Yes, this kind of practice works to make things more positive. That’s why now I’m always looking for a dream and not just sleep. Dreams you can influence and change. In sleep one is mostly unconscious. During the day many people are still in a sleep-like state. Because of this, mostly nothing very positive occurs. Meditation can wake one up and then good things will happen if the mind is ethically trained. It’s called Awareness. We need to be aware as well as ‘beware.’ Because in carelessness is death, said a second Buddha. Therefore, I guard my mind by saying mantras which protect and shape it toward the positive, as well as meditate on the nature of mind which is ultimately nondual emptiness and clarity. In the union of that is ecstasy. This is the yoga tantra.
Here’s a continuing part to the above teaching (which I’m thinking to blog): Tantra means continuum and by practicing with great diligence, the other five Perfections, one enters a ceaseless stream of Enlightened being. Whenever a Buddha or Bodhisattva displays this, it is in itself a positive action that inspires others to do the same. This is what Buddhas and Bodhisattvas do out of loving kindness for other beings.
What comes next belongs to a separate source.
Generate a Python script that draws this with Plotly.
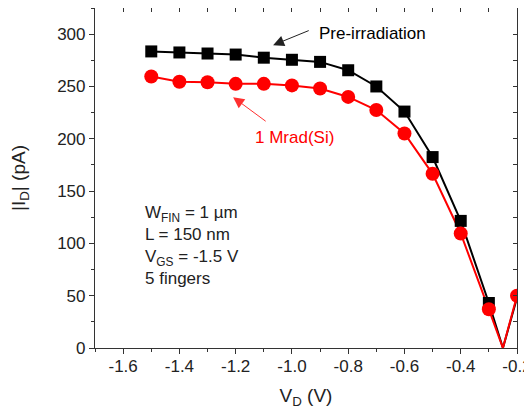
import plotly.graph_objects as go

vd = [-1.5, -1.4, -1.3, -1.2, -1.1, -1.0, -0.9, -0.8, -0.7, -0.6, -0.5, -0.4, -0.3, -0.25, -0.2]
id_pre = [283.5, 282.5, 281.5, 280.5, 277.5, 275.5, 273.5, 265.5, 250, 226, 182.5, 121.5, 43, 0, 48]
id_rad = [259.5, 254.5, 254, 252.5, 252.5, 251, 248, 240, 227.5, 205, 166.5, 109.5, 37, 0, 50]
marker_x = [-1.5, -1.4, -1.3, -1.2, -1.1, -1.0, -0.9, -0.8, -0.7, -0.6, -0.5, -0.4, -0.3]

x_ticks = [-1.6, -1.4, -1.2, -1.0, -0.8, -0.6, -0.4, -0.2]
y_ticks = [0, 50, 100, 150, 200, 250, 300]

FONT = "Liberation Sans, Arial, sans-serif"
TXT = "#222222"

def pick(xs, ys, keep):
    out = [(a, b) for a, b in zip(xs, ys) if a in keep]
    return [p[0] for p in out], [p[1] for p in out]

fig = go.Figure()
fig.add_trace(go.Scatter(x=vd, y=id_pre, mode="lines", line=dict(color="black", width=2), showlegend=False))
fig.add_trace(go.Scatter(x=vd, y=id_rad, mode="lines", line=dict(color="#ff0000", width=2), showlegend=False))
mx, my = pick(vd, id_pre, marker_x)
fig.add_trace(go.Scatter(x=mx, y=my, mode="markers", marker=dict(symbol="square", size=12, color="black"), showlegend=False))
rx, ry = pick(vd, id_rad, marker_x + [-0.2])
fig.add_trace(go.Scatter(x=rx, y=ry, mode="markers", marker=dict(symbol="circle", size=14, color="#ff0000"), showlegend=False))
# dummy trace for mirrored inward-tick axes
fig.add_trace(go.Scatter(x=[-1.0], y=[100], xaxis="x2", yaxis="y2", mode="markers",
                         marker=dict(opacity=0), showlegend=False, hoverinfo="skip"))

axis_common = dict(showgrid=False, zeroline=False, linecolor="#333333", linewidth=1.2,
                   tickcolor="#333333", automargin=False,
                   tickfont=dict(family=FONT, size=17, color=TXT))

fig.update_layout(
    width=524, height=406,
    margin=dict(l=87, r=15, t=0, b=66, autoexpand=False),
    plot_bgcolor="white", paper_bgcolor="white",
    xaxis=dict(range=[-1.7, -0.2], tickvals=x_ticks, ticktext=[f"{v:.1f}" for v in x_ticks],
               ticks="outside", ticklen=5, tickwidth=1.2, ticklabelstandoff=-3,
               minor=dict(dtick=0.1, tick0=-1.6, ticks="outside", ticklen=3, tickcolor="#333333"),
               title=dict(text="V<sub>D</sub> (V)", font=dict(family=FONT, size=19, color=TXT), standoff=14),
               **axis_common),
    yaxis=dict(range=[0, 325], tickvals=y_ticks, ticks="outside", ticklen=5, tickwidth=1.2,
               minor=dict(dtick=25, tick0=0, ticks="outside", ticklen=3, tickcolor="#333333"),
               title=dict(text="|I<sub>D</sub>| (pA)", font=dict(family=FONT, size=19, color=TXT), standoff=26),
               **axis_common),
    xaxis2=dict(overlaying="x", side="top", range=[-1.7, -0.2], dtick=0.1, tick0=-1.6,
                ticks="inside", ticklen=4, showticklabels=False, anchor="y", **axis_common),
    yaxis2=dict(overlaying="y", side="right", range=[0, 325], dtick=25, tick0=0,
                ticks="inside", ticklen=4, showticklabels=False, anchor="x", **axis_common),
)

fig.add_annotation(x=-0.91, y=301, text="Pre-irradiation", showarrow=False, xanchor="left",
                   font=dict(family=FONT, size=17, color="black"))
fig.add_annotation(x=-1.067, y=289.5, ax=-0.935, ay=304, axref="x", ayref="y", text="",
                   showarrow=True, arrowhead=2, arrowsize=2.2, arrowwidth=1, arrowcolor="#222222")
fig.add_annotation(x=-0.992, y=201, text="1 Mrad(Si)", showarrow=False,
                   font=dict(family=FONT, size=17, color="#ff0000"))
fig.add_annotation(x=-1.209, y=239.7, ax=-1.088, ay=215.7, axref="x", ayref="y", text="",
                   showarrow=True, arrowhead=2, arrowsize=2.2, arrowwidth=1, arrowcolor="#ff3030")
fig.add_annotation(x=-1.53, y=0.17, yref="paper", xanchor="left", yanchor="bottom", align="left",
                   showarrow=False,
                   text="W<sub>FIN</sub> = 1 µm<br>L = 150 nm<br>V<sub>GS</sub> = -1.5 V<br>5 fingers",
                   font=dict(family=FONT, size=17, color=TXT))

fig.write_html("out.html")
But as in the traditional example of an armless mother watching her only child drown in a rushing river, we too must acquire ‘arms’ of compassion. This is made possible through taking vows of ‘wishing’ and ‘accomplishing,’ aspiration and its fulfillment, in the Bodhisattva’s Path. This is the Mahayana, and the Vajrayana is yoga tantra and the Bodhisattva’s Path combined.
More: Three sets of vows is required to practice Vajrayana: Refuge in the Buddha, Sangha, and Dharma (inclusive of the Pratimoksha personal liberation vows), Bodhisattva vows, which outline compassionate behavior, and the fourteen root and nine branch Vajrayana vows. These last sets of vows is the first of one’s numerous samaya (tantric conduct) commitments after taking a major empowerment, and is the most difficult to follow. It requires not only the faith and an associated behavior with the two or three sets of vows, but the constant transformation of the ordinary into the extraordinary. These vows are absolutely necessary for the accumulation of merit and wisdom, the ‘two heaps’ by which one be becomes an Enlightened Buddha.
And the rest: It’s first necessary, however, to choose a qualified Guru and start accumulating the authentic teachings as if they were liquid Bodhicitta being poured into the cup of one’s mind. This cup needs to be ‘right side up,’ not cracked, and clean. Then, diligent study, reflection, and meditation is applied for however long it takes to join one’s mind through yogic experience of the eight foundational practices, and the two stages of generation and perfecting processes on one’s meditational deity, until one achieves through a yogic realization, the purification of emotive and cognitive obscurations, thereby achieving the ‘path of seeing.’ This is the attainment of the First Bhumi and, as this is the Diamond Vehicle, it goes beyond the ten bhumis of the other two, Shravaka and Mahayana, to the Thirteen Bhumi. King of all accomplishments, it’s a destiny foretold in a prophecy, given during one’s Supreme Yoga Tantra empowerment, that each participant will one day develop into a fully Enlightened Buddha. May it be so for you too, my superlative friend.